Natürlich schreibt Homer viele Details anders! Es handelt sich ja nicht um eine Homerverfilmung, sondern jener hat lediglich die Puzzleteile für diesen Film geliefert. Das Rohmaterial kommt von ihm, der Film ist aber ein Historienfilm, keine Buchverfilmung.
Odysseus ist genau so, wie er in meinem Kopf umhergeschwirrt ist. Noch bevor er als solcher vorgestellt wurde, war ich mir sicher, dass dies nun Odysseus sein muss! Manchmal konnte man die Räder in seinem Gehirn so richtig arbeiten sehen.
Manche Leute könnten auch die Anzahl der Schiffe der Griechen für völlig übertrieben halten. Das habe ich mir zuerst auch gedacht, aber denken wir einmal an die von Homer geschilderten Zahlen (ca. 50'000 Griechen). In jedem Schiff haben 50 - 100 Soldaten platz. Das macht dann schon mal mindestens 500 Schiffe!!!
Mir persönlich ist Achill im Kampf noch etwas zu 'nett'. Brad Pitt bringt zwar den lieben Teil des Charakters sehr gut hin, aber die Wut, das Tier, das habe ich eigentlich nie so richtig gesehen. Die Kameraeinstellungen sind da sicher sehr gut gewählt, denn diese vermitteln Tempo und Rage und übertünchen so die für mich fehlenden Inputs von Brad Pitt. Natürlich hat er seine grossen Momente und der Zweikampf mit Hektor ist 100x besser als diejenigen in Gladiator, aber irgendwie fehlte mir die Wildheit in seiner Darstellung.
Der Film stellt die Belagerung in ca. 1 Woche dar, nicht 7 Jahren. Wiederum: Historisch gesehen dürfte vermutlich der längste Teil der ganzen Sache die Mobilisierung der Griechen gewesen sein und die eigentliche Belagerung hat vermutlich kaum 7 Jahre gedauert! Wenn wir die ganzen 7 von Homer geschilderten Jahre verfilmen würden, dann hätten wir einen Film, der in der Länge und Langweiligkeit alles bisher dagewesene übertreffen würde.
Absolutes Highlight des Films, ausser dem Zweikampf Achill - Hektor: Die Szene in welcher Primos sich ins Lager der Griechen schleicht und um den Leichnahm seines Sohnes bittet! Diese Szene ist perfekt!!!

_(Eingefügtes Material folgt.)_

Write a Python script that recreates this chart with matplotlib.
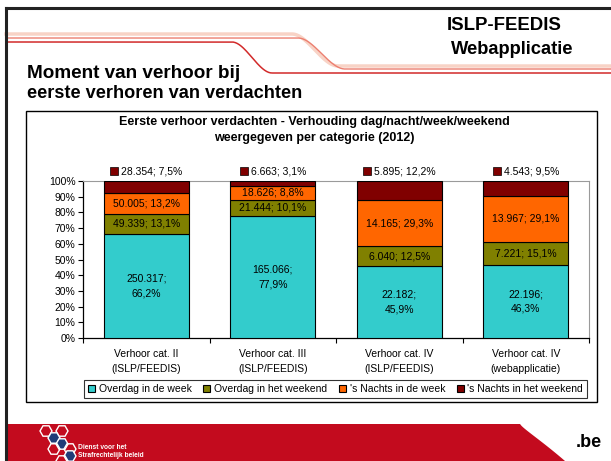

Alles in Allem: Für mich ein gewaltig guter Wurf mit ganz wenigen kleinen Abstrichen. Sehr gut finde ich auch, dass am Ende nicht "based on" sonder "inspired by" hingeschrieben haben, denn mehr ist es wirklich nicht und sollte es auch nicht sein!!
Zum Schluss meines Monologes hier noch eine Szene, die mich besonders berührt hat: Mein Stammvater Aeneas erhält tatsächlich auch noch seinen Auftritt! Ganz am Schluss zwar, und nicht als grosser Held, sondern als Jüngling, der das 'Schwert Trojas' von Paris erhält und es in Sicherheit bringen soll.
Mein Fazit: Ein Historienfilm, der in sehr vielen Details mindestens 10x besser ist als 'Gladiator' und für alle historisch Interessierten ein Muss darstellen sollte, ganz egal was man von Brad Pitt hält.